__INFORMATION SUPPLIED__.
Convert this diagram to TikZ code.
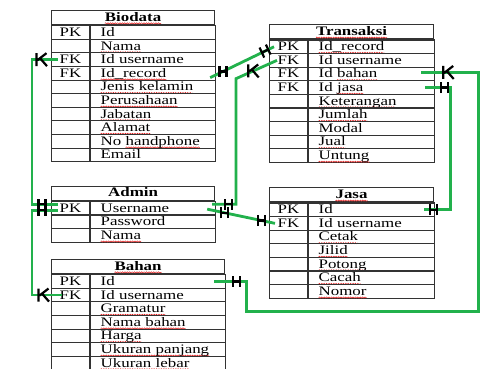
\documentclass[tikz,border=0pt]{standalone}
\usepackage{fontspec}
\setmainfont{Liberation Serif}[FakeStretch=1.3]
\usepackage{tikz}
\usetikzlibrary{calc, decorations.pathmorphing}

\definecolor{relgreen}{HTML}{22B14C}
\definecolor{sqred}{HTML}{E02020}

% garis merah bergelombang di bawah kata
\newlength\sqw
\newcommand\sq[1]{\settowidth{\sqw}{#1}\rlap{\tikz[overlay, baseline=0pt]
    \draw[sqred, line width=0.5pt, decorate, decoration={snake, amplitude=0.6pt, segment length=2.4pt}]
    (0pt,-2.2pt) -- (\sqw,-2.2pt);}#1}

\begin{document}
\begin{tikzpicture}[
        x=1pt, y=1pt,
        % ================= gaya sel tabel =================
        cell/.style={
            rectangle,
            draw=black!80,        % garis tabel
            line width=1.1pt,
            inner sep=0pt,
            anchor=north west,
            font=\fontsize{13}{14}\selectfont
        },
        head/.style={cell, minimum width=#1, minimum height=14pt,
            text height=10.6pt, text depth=3.4pt,
            font=\fontsize{13}{14}\selectfont\bfseries},
        keycell/.style={cell, minimum width=38pt, minimum height=13.6pt,
            text height=10.8pt, text depth=2.8pt},
        fieldcell/.style={keycell, text width=#1, inner xsep=10pt, align=left},
        % ================= gaya relasi =================
        rel/.style={draw=relgreen, line width=2.8pt},
        crow/.style={draw=black, line width=2.2pt},
        one/.pic={\draw[crow] (-3.5pt,-5.5pt) -- (-3.5pt,5.5pt)
            (3.5pt,-5.5pt) -- (3.5pt,5.5pt) (-3.5pt,0pt) -- (3.5pt,0pt);},
        many/.pic={\draw[crow] (-5pt,-6.5pt) -- (-5pt,6.5pt)
            (-4pt,-0.5pt) -- (5pt,6.5pt) (-1.5pt,1.5pt) -- (5.5pt,-6.5pt);}
    ]
    \path[use as bounding box, fill=white] (0,0) rectangle (480,368);

    % ================= Biodata =================
    \node[head=163pt] (bio) at (51,358) {\sq{Biodata}};
    \foreach \kc/\fc [count=\i] in {PK/Id, /\sq{Nama}, FK/Id username, FK/\sq{Id\_record},
            /\sq{Jenis kelamin}, /\sq{Perusahaan}, /\sq{Jabatan}, /\sq{Alamat},
            /No \sq{handphone}, /Email} {
        \node[keycell] (bio-k\i) at ([yshift={-(\i-1)*13.6pt}]bio.south west) {\kc};
        \node[fieldcell=105pt] (bio-\i) at (bio-k\i.north east) {\fc};
    }

    % ================= Transaksi =================
    \node[head=164pt] (tra) at (269,343.7) {\sq{Transaksi}};
    \foreach \kc/\fc [count=\i] in {PK/\sq{Id\_record}, FK/Id username, FK/Id \sq{bahan},
            FK/Id \sq{jasa}, /\sq{Keterangan}, /\sq{Jumlah}, /Modal, /\sq{Jual}, /\sq{Untung}} {
        \node[keycell] (tra-k\i) at ([yshift={-(\i-1)*13.6pt}]tra.south west) {\kc};
        \node[fieldcell=106pt] (tra-\i) at (tra-k\i.north east) {\fc};
    }

    % ================= Admin =================
    \node[head=163pt] (adm) at (51,182.3) {Admin};
    \foreach \kc/\fc [count=\i] in {PK/Username, /Password, /\sq{Nama}} {
        \node[keycell] (adm-k\i) at ([yshift={-(\i-1)*13.6pt}]adm.south west) {\kc};
        \node[fieldcell=105pt] (adm-\i) at (adm-k\i.north east) {\fc};
    }

    % ================= Jasa =================
    \node[head=164pt] (jas) at (269,180.7) {\sq{Jasa}};
    \foreach \kc/\fc [count=\i] in {PK/Id, FK/Id username, /\sq{Cetak}, /\sq{Jilid},
            /\sq{Potong}, /\sq{Cacah}, /\sq{Nomor}} {
        \node[keycell] (jas-k\i) at ([yshift={-(\i-1)*13.6pt}]jas.south west) {\kc};
        \node[fieldcell=106pt] (jas-\i) at (jas-k\i.north east) {\fc};
    }

    % ================= Bahan =================
    \node[head=173pt] (bah) at (51,109) {\sq{Bahan}};
    \foreach \kc/\fc [count=\i] in {PK/Id, FK/Id username, /\sq{Gramatur}, /\sq{Nama bahan},
            /\sq{Harga}, /\sq{Ukuran panjang}, /\sq{Ukuran lebar}} {
        \node[keycell] (bah-k\i) at ([yshift={-(\i-1)*13.6pt}]bah.south west) {\kc};
        \node[fieldcell=115pt] (bah-\i) at (bah-k\i.north east) {\fc};
    }

    % ================= relasi =================
    \draw[rel] ([shift={(7pt,4pt)}]adm-k1.west) -- ++(-26pt,0) |- ([xshift=7pt]bio-k3.west);
    \draw[rel] ([shift={(7pt,-2pt)}]adm-k1.west) -- ++(-26pt,0) |- ([xshift=11pt]bah-k2.west);
    \draw[rel] ([shift={(-4pt,4pt)}]adm-1.east) -| ([shift={(-33pt,-18.3pt)}]tra-k2.west) coordinate (c3)
        -- ([xshift=8pt]tra-k2.west) coordinate (t2);
    \draw[rel] ([shift={(-9pt,-1pt)}]adm-1.east) coordinate (a4) -- ([xshift=6pt]jas-k2.west) coordinate (j2);
    \draw[rel] ([shift={(-6pt,-4.4pt)}]bio-4.east) coordinate (b4) -- ([xshift=5pt]tra-k1.west) coordinate (t1);
    \draw[rel] ([shift={(-14pt,1.5pt)}]tra-3.east) -- ++(57pt,0) |- ([shift={(20pt,-30pt)}]bah-1.east)
        |- ([xshift=-12pt]bah-1.east);
    \draw[rel] ([xshift=-10pt]tra-4.east) -- ++(25pt,0) |- ([xshift=-11pt]jas-1.east);

    % ================= penanda kardinalitas =================
    \pic at ([xshift=-9.5pt]bio-k3.west) {many};
    \pic at ([shift={(-9pt,4pt)}]adm-k1.west) {one};
    \pic at ([shift={(-9pt,-2pt)}]adm-k1.west) {one};
    \pic at ([xshift=-7.5pt]bah-k2.west) {many};
    \pic at ([shift={(12pt,4pt)}]adm-1.east) {one};
    \pic at ($(c3)!0.42!(t2)$) {many};
    \pic at ($(a4)!0.25!(j2)$) {one};
    \pic at ($(a4)!0.8!(j2)$) {one};
    \pic at ($(b4)!0.2!(t1)$) {one};
    \pic[rotate=25] at ($(b4)!0.86!(t1)$) {one};
    \pic at ([shift={(13pt,1.5pt)}]tra-3.east) {many};
    \pic at ([xshift=10pt]bah-1.east) {one};
    \pic at ([xshift=9pt]tra-4.east) {one};
    \pic at ([xshift=-1.5pt]jas-1.east) {one};
\end{tikzpicture}
\end{document}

__AIM__. Without including any picture, repeat the data exactly.

__EXERCISE SOLUTION__.
Convert this diagram to TikZ code.
\documentclass[tikz,border=0pt]{standalone}
\usepackage{fontspec}
\setmainfont{Liberation Serif}[FakeStretch=1.3]
\usepackage{tikz}
\usetikzlibrary{calc, decorations.pathmorphing}

\definecolor{relgreen}{HTML}{22B14C}
\definecolor{sqred}{HTML}{E02020}

% garis merah bergelombang di bawah kata
\newlength\sqw
\newcommand\sq[1]{\settowidth{\sqw}{#1}\rlap{\tikz[overlay, baseline=0pt]
    \draw[sqred, line width=0.5pt, decorate, decoration={snake, amplitude=0.6pt, segment length=2.4pt}]
    (0pt,-2.2pt) -- (\sqw,-2.2pt);}#1}

\begin{document}
\begin{tikzpicture}[
        x=1pt, y=1pt,
        % ================= gaya sel tabel =================
        cell/.style={
            rectangle,
            draw=black!80,        % garis tabel
            line width=1.1pt,
            inner sep=0pt,
            anchor=north west,
            font=\fontsize{13}{14}\selectfont
        },
        head/.style={cell, minimum width=#1, minimum height=14pt,
            text height=10.6pt, text depth=3.4pt,
            font=\fontsize{13}{14}\selectfont\bfseries},
        keycell/.style={cell, minimum width=38pt, minimum height=13.6pt,
            text height=10.8pt, text depth=2.8pt},
        fieldcell/.style={keycell, text width=#1, inner xsep=10pt, align=left},
        % ================= gaya relasi =================
        rel/.style={draw=relgreen, line width=2.8pt},
        crow/.style={draw=black, line width=2.2pt},
        one/.pic={\draw[crow] (-3.5pt,-5.5pt) -- (-3.5pt,5.5pt)
            (3.5pt,-5.5pt) -- (3.5pt,5.5pt) (-3.5pt,0pt) -- (3.5pt,0pt);},
        many/.pic={\draw[crow] (-5pt,-6.5pt) -- (-5pt,6.5pt)
            (-4pt,-0.5pt) -- (5pt,6.5pt) (-1.5pt,1.5pt) -- (5.5pt,-6.5pt);}
    ]
    \path[use as bounding box, fill=white] (0,0) rectangle (480,368);

    % ================= Biodata =================
    \node[head=163pt] (bio) at (51,358) {\sq{Biodata}};
    \foreach \kc/\fc [count=\i] in {PK/Id, /\sq{Nama}, FK/Id username, FK/\sq{Id\_record},
            /\sq{Jenis kelamin}, /\sq{Perusahaan}, /\sq{Jabatan}, /\sq{Alamat},
            /No \sq{handphone}, /Email} {
        \node[keycell] (bio-k\i) at ([yshift={-(\i-1)*13.6pt}]bio.south west) {\kc};
        \node[fieldcell=105pt] (bio-\i) at (bio-k\i.north east) {\fc};
    }

    % ================= Transaksi =================
    \node[head=164pt] (tra) at (269,343.7) {\sq{Transaksi}};
    \foreach \kc/\fc [count=\i] in {PK/\sq{Id\_record}, FK/Id username, FK/Id \sq{bahan},
            FK/Id \sq{jasa}, /\sq{Keterangan}, /\sq{Jumlah}, /Modal, /\sq{Jual}, /\sq{Untung}} {
        \node[keycell] (tra-k\i) at ([yshift={-(\i-1)*13.6pt}]tra.south west) {\kc};
        \node[fieldcell=106pt] (tra-\i) at (tra-k\i.north east) {\fc};
    }

    % ================= Admin =================
    \node[head=163pt] (adm) at (51,182.3) {Admin};
    \foreach \kc/\fc [count=\i] in {PK/Username, /Password, /\sq{Nama}} {
        \node[keycell] (adm-k\i) at ([yshift={-(\i-1)*13.6pt}]adm.south west) {\kc};
        \node[fieldcell=105pt] (adm-\i) at (adm-k\i.north east) {\fc};
    }

    % ================= Jasa =================
    \node[head=164pt] (jas) at (269,180.7) {\sq{Jasa}};
    \foreach \kc/\fc [count=\i] in {PK/Id, FK/Id username, /\sq{Cetak}, /\sq{Jilid},
            /\sq{Potong}, /\sq{Cacah}, /\sq{Nomor}} {
        \node[keycell] (jas-k\i) at ([yshift={-(\i-1)*13.6pt}]jas.south west) {\kc};
        \node[fieldcell=106pt] (jas-\i) at (jas-k\i.north east) {\fc};
    }

    % ================= Bahan =================
    \node[head=173pt] (bah) at (51,109) {\sq{Bahan}};
    \foreach \kc/\fc [count=\i] in {PK/Id, FK/Id username, /\sq{Gramatur}, /\sq{Nama bahan},
            /\sq{Harga}, /\sq{Ukuran panjang}, /\sq{Ukuran lebar}} {
        \node[keycell] (bah-k\i) at ([yshift={-(\i-1)*13.6pt}]bah.south west) {\kc};
        \node[fieldcell=115pt] (bah-\i) at (bah-k\i.north east) {\fc};
    }

    % ================= relasi =================
    \draw[rel] ([shift={(7pt,4pt)}]adm-k1.west) -- ++(-26pt,0) |- ([xshift=7pt]bio-k3.west);
    \draw[rel] ([shift={(7pt,-2pt)}]adm-k1.west) -- ++(-26pt,0) |- ([xshift=11pt]bah-k2.west);
    \draw[rel] ([shift={(-4pt,4pt)}]adm-1.east) -| ([shift={(-33pt,-18.3pt)}]tra-k2.west) coordinate (c3)
        -- ([xshift=8pt]tra-k2.west) coordinate (t2);
    \draw[rel] ([shift={(-9pt,-1pt)}]adm-1.east) coordinate (a4) -- ([xshift=6pt]jas-k2.west) coordinate (j2);
    \draw[rel] ([shift={(-6pt,-4.4pt)}]bio-4.east) coordinate (b4) -- ([xshift=5pt]tra-k1.west) coordinate (t1);
    \draw[rel] ([shift={(-14pt,1.5pt)}]tra-3.east) -- ++(57pt,0) |- ([shift={(20pt,-30pt)}]bah-1.east)
        |- ([xshift=-12pt]bah-1.east);
    \draw[rel] ([xshift=-10pt]tra-4.east) -- ++(25pt,0) |- ([xshift=-11pt]jas-1.east);

    % ================= penanda kardinalitas =================
    \pic at ([xshift=-9.5pt]bio-k3.west) {many};
    \pic at ([shift={(-9pt,4pt)}]adm-k1.west) {one};
    \pic at ([shift={(-9pt,-2pt)}]adm-k1.west) {one};
    \pic at ([xshift=-7.5pt]bah-k2.west) {many};
    \pic at ([shift={(12pt,4pt)}]adm-1.east) {one};
    \pic at ($(c3)!0.42!(t2)$) {many};
    \pic at ($(a4)!0.25!(j2)$) {one};
    \pic at ($(a4)!0.8!(j2)$) {one};
    \pic at ($(b4)!0.2!(t1)$) {one};
    \pic[rotate=25] at ($(b4)!0.86!(t1)$) {one};
    \pic at ([shift={(13pt,1.5pt)}]tra-3.east) {many};
    \pic at ([xshift=10pt]bah-1.east) {one};
    \pic at ([xshift=9pt]tra-4.east) {one};
    \pic at ([xshift=-1.5pt]jas-1.east) {one};
\end{tikzpicture}
\end{document}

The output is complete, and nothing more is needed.